* WHAT YOU SHOULD DO
The lines from the top of the material through the line with "const FIRST_YEAR = 1870;" are to be set down exactly. Leave the pictures out.

# start of AVAILABLE DATA

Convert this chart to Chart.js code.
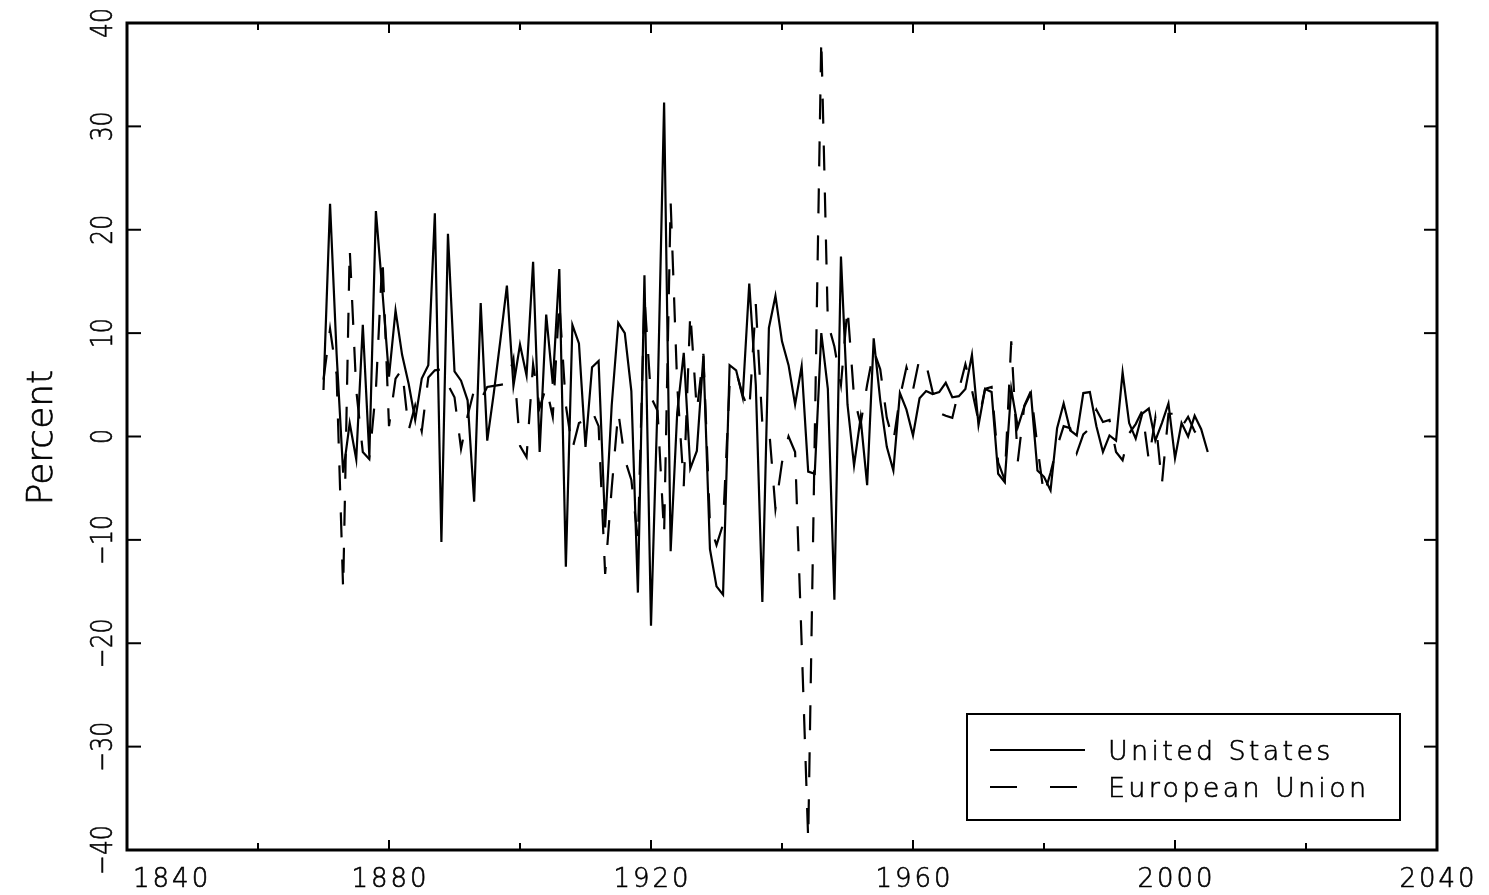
<!DOCTYPE html>
<html>
<head>
<meta charset="utf-8">
<title>United States vs European Union, percent</title>
<script src="https://cdn.jsdelivr.net/npm/chart.js@4.4.1/dist/chart.umd.min.js"></script>
<style>
  html, body { margin: 0; padding: 0; background: #fff; }
  #chart { display: block; }
</style>
</head>
<body>
<canvas id="chart" width="1489" height="895"></canvas>
<script>
/* ── DATA ────────────────────────────────────────────────── */
const FIRST_YEAR = 1870;

// United States, 1870-2005 (one value per year)
const usValues = [
   4.5,  22.5,   8.0,  -3.5,   1.3,  -2.2,  10.8,  -1.9,  21.8,  14.0,   // 1870s
   5.8,  12.2,   7.9,   5.1,   1.6,   5.6,   6.9,  21.6, -10.2,  19.6,   // 1880s
   6.3,   5.4,   3.5,  -6.3,  12.9,  -0.4,   4.2,   9.3,  14.6,   4.9,   // 1890s
   8.9,   5.9,  16.9,  -1.5,  11.8,   5.1,  16.2, -12.6,  10.8,   9.0,   // 1900s
  -1.0,   6.7,   7.3,  -8.8,   3.0,  11.0,  10.0,   4.4, -15.1,  15.6,   // 1910s
 -18.3,   3.3,  32.3, -11.1,   2.3,   8.1,  -3.1,  -1.4,   7.8, -10.9,   // 1920s
 -14.5, -15.3,   6.9,   6.4,   3.8,  14.8,   5.0, -16.0,  10.5,  13.6,   // 1930s
   9.2,   6.9,   3.1,   6.8,  -3.4,  -3.6,  10.0,   4.6, -15.8,  17.4,   // 1940s
   3.1,  -2.8,   1.8,  -4.7,   9.5,   3.5,  -1.0,  -3.3,   4.2,   2.6,   // 1950s
   0.1,   3.7,   4.4,   4.1,   4.3,   5.2,   3.8,   3.9,   4.6,   7.9,   // 1960s
   1.1,   4.6,   4.3,  -3.6,  -4.4,   4.6,   0.9,   2.9,   4.2,  -3.3,   // 1970s
  -3.9,  -5.2,   0.8,   3.2,   0.6,   0.1,   4.2,   4.3,   1.0,  -1.5,   // 1980s
   0.1,  -0.4,   6.2,   1.3,  -0.2,   2.2,   2.7,  -0.4,   1.3,   3.2,   // 1990s
  -2.1,   1.3,   0.0,   2.0,   0.7,  -1.5                                 // 2000-2005
];

// European Union, 1870-2005
const euValues = [
   5.5,  10.4,   6.0, -14.8,  18.2,   4.5,  -1.5,  -2.2,   4.5,  17.4,   // 1870s
   1.0,   5.6,   6.5,   0.6,   3.0,   0.5,   5.7,   6.4,   6.5,   5.0,   // 1880s
   3.8,  -1.2,   2.0,   4.5,   3.5,   4.8,   4.9,   5.0,   5.1,   7.5,   // 1890s
  -0.9,  -2.0,   7.0,   2.8,   4.8,   1.9,  13.0,   3.0,  -1.2,   1.3,   // 1900s
   1.6,   2.5,   1.0, -13.3,  -5.0,   2.4,  -2.2,  -4.2, -10.0,  13.5,   // 1910s
   3.8,   2.5,  -9.5,  22.7,   5.0,  -4.8,  12.0,   2.5,   8.0,  -8.5,   // 1920s
 -10.5,  -8.5,   5.0,   6.3,   4.0,   2.5,  12.8,   1.2,   1.0,  -7.0,   // 1930s
  -2.5,   0.0,  -1.5, -20.0, -39.0,   0.0,  38.5,  11.0,   8.7,   5.0,   // 1940s
  12.5,   3.8,   1.2,   5.0,   8.3,   6.5,   1.8,  -0.5,   3.8,   6.7,   // 1950s
   4.5,   7.6,   7.0,   4.3,   2.3,   2.0,   1.8,   4.5,   7.0,   4.5,   // 1960s
   1.5,   4.6,   4.8,  -2.5,  -4.2,   9.2,  -2.4,   3.0,   4.4,  -1.0,   // 1970s
  -5.7,  -3.5,  -1.0,   1.0,   0.8,  -1.6,   0.2,   0.8,   2.6,   1.4,   // 1980s
   1.6,  -1.5,  -2.3,   0.3,   1.2,   2.5,  -2.3,   1.8,  -4.6,   2.2,   // 1990s
   2.2,   0.9,   1.9,   0.5,  -0.3,  -0.4                                 // 2000-2005
];

const seriesNames = ["United States", "European Union"];

// axis ticks
const xTicks  = [1840, 1860, 1880, 1900, 1920, 1940, 1960, 1980, 2000, 2020, 2040];
const xLabels = [1840, 1880, 1920, 1960, 2000, 2040];
const yTicks  = [-40, -30, -20, -10, 0, 10, 20, 30, 40];
const yTitle  = "Percent";

const years = usValues.map((_, i) => FIRST_YEAR + i);
const toPoints = vals => vals.map((v, i) => ({ x: years[i], y: v }));

/* ── FONTS ───────────────────────────────────────────────── */
const FONT_FAMILY = '"DejaVu Sans", "Liberation Sans", sans-serif';

// thin font, thickened a little with an outline
function drawText(ctx, txt, x, y) {
  ctx.fillText(txt, x, y);
  ctx.strokeText(txt, x, y);
}

/* ── FRAME / TICKS / LABELS / LEGEND ─────────────────────── */
const framePlugin = {
  id: "frame",
  afterDraw(chart) {
    const { ctx, chartArea: a, scales: { x, y } } = chart;
    ctx.save();
    ctx.strokeStyle = "#000";
    ctx.fillStyle = "#000";
    ctx.setLineDash([]);

    const line = (x1, y1, x2, y2) => {
      ctx.beginPath(); ctx.moveTo(x1, y1); ctx.lineTo(x2, y2); ctx.stroke();
    };

    // tick marks, inward on all four sides
    ctx.lineWidth = 2;
    xTicks.forEach(v => {
      const px = x.getPixelForValue(v);
      const len = xLabels.includes(v) ? 10 : 7;
      line(px, a.bottom, px, a.bottom - len);
      line(px, a.top, px, a.top + len);
    });
    yTicks.forEach(v => {
      const py = y.getPixelForValue(v);
      line(a.left, py, a.left + 14, py);
      line(a.right, py, a.right - 13, py);
    });

    // plot frame
    ctx.lineWidth = 3;
    ctx.strokeRect(a.left, a.top, a.right - a.left, a.bottom - a.top);

    ctx.lineWidth = 0.6;

    // x labels
    ctx.font = `200 26px ${FONT_FAMILY}`;
    ctx.letterSpacing = "3px";
    ctx.textAlign = "left";
    ctx.textBaseline = "alphabetic";
    xLabels.forEach(v => {
      const txt = String(v);
      const w = ctx.measureText(txt).width - 3;
      let left = x.getPixelForValue(v) - w / 2;
      if (left < a.left + 4) left = a.left + 6;   // keep clear of the y label
      drawText(ctx, txt, left, a.bottom + 37);
    });

    // y labels, rotated
    ctx.letterSpacing = "0px";
    ctx.font = `200 31px ${FONT_FAMILY}`;
    ctx.textAlign = "center";
    yTicks.forEach(v => {
      const txt = v < 0 ? "\u2212" + Math.abs(v) : String(v);
      ctx.save();
      ctx.translate(a.left - 15, y.getPixelForValue(v));
      ctx.rotate(-Math.PI / 2);
      ctx.scale(0.76, 1);
      drawText(ctx, txt, 0, 0);
      ctx.restore();
    });

    // y title
    ctx.font = `200 36px ${FONT_FAMILY}`;
    ctx.save();
    ctx.translate(52, (a.top + a.bottom) / 2 + 1);
    ctx.rotate(-Math.PI / 2);
    drawText(ctx, yTitle, 0, 0);
    ctx.restore();

    // legend box, lower right inside the plot
    const bw = 433, bh = 106;
    const bx = a.right - 37 - bw, by = a.bottom - 30 - bh;
    ctx.fillStyle = "#fff";
    ctx.fillRect(bx, by, bw, bh);
    ctx.lineWidth = 2;
    ctx.strokeRect(bx, by, bw, bh);

    ctx.fillStyle = "#000";
    ctx.font = `200 27px ${FONT_FAMILY}`;
    ctx.letterSpacing = "3.3px";
    ctx.textAlign = "left";
    chart.data.datasets.forEach((ds, i) => {
      const ly = by + 36 + i * 37;
      ctx.lineWidth = 2;
      ctx.setLineDash(i === 0 ? [] : [27, 33]);
      line(bx + 23, ly, bx + 118, ly);
      ctx.setLineDash([]);
      ctx.lineWidth = 0.6;
      drawText(ctx, ds.label, bx + 141, ly + 10);
    });
    ctx.restore();
  }
};

/* ── CHART ───────────────────────────────────────────────── */
new Chart(document.getElementById("chart").getContext("2d"), {
  type: "line",
  data: {
    datasets: [
      {
        label: seriesNames[0],
        data: toPoints(usValues),
        borderColor: "#000",
        borderWidth: 2.2,
        pointRadius: 0,
        tension: 0,
        fill: false
      },
      {
        label: seriesNames[1],
        data: toPoints(euValues),
        borderColor: "#000",
        borderWidth: 2.2,
        borderDash: [25, 22],
        pointRadius: 0,
        tension: 0,
        fill: false
      }
    ]
  },
  options: {
    responsive: false,
    animation: false,
    layout: { padding: { left: 127, right: 52, top: 23, bottom: 45 } },
    plugins: {
      legend: { display: false },
      tooltip: { enabled: false }
    },
    scales: {
      x: { type: "linear", min: 1840, max: 2040, display: false },
      y: { type: "linear", min: -40, max: 40, display: false }
    }
  },
  plugins: [framePlugin]
});
</script>
</body>
</html>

# end of AVAILABLE DATA

* TASK OUTPUT
Convert this chart to Chart.js code.
<!DOCTYPE html>
<html>
<head>
<meta charset="utf-8">
<title>United States vs European Union, percent</title>
<script src="https://cdn.jsdelivr.net/npm/chart.js@4.4.1/dist/chart.umd.min.js"></script>
<style>
  html, body { margin: 0; padding: 0; background: #fff; }
  #chart { display: block; }
</style>
</head>
<body>
<canvas id="chart" width="1489" height="895"></canvas>
<script>
/* ── DATA ────────────────────────────────────────────────── */
const FIRST_YEAR = 1870;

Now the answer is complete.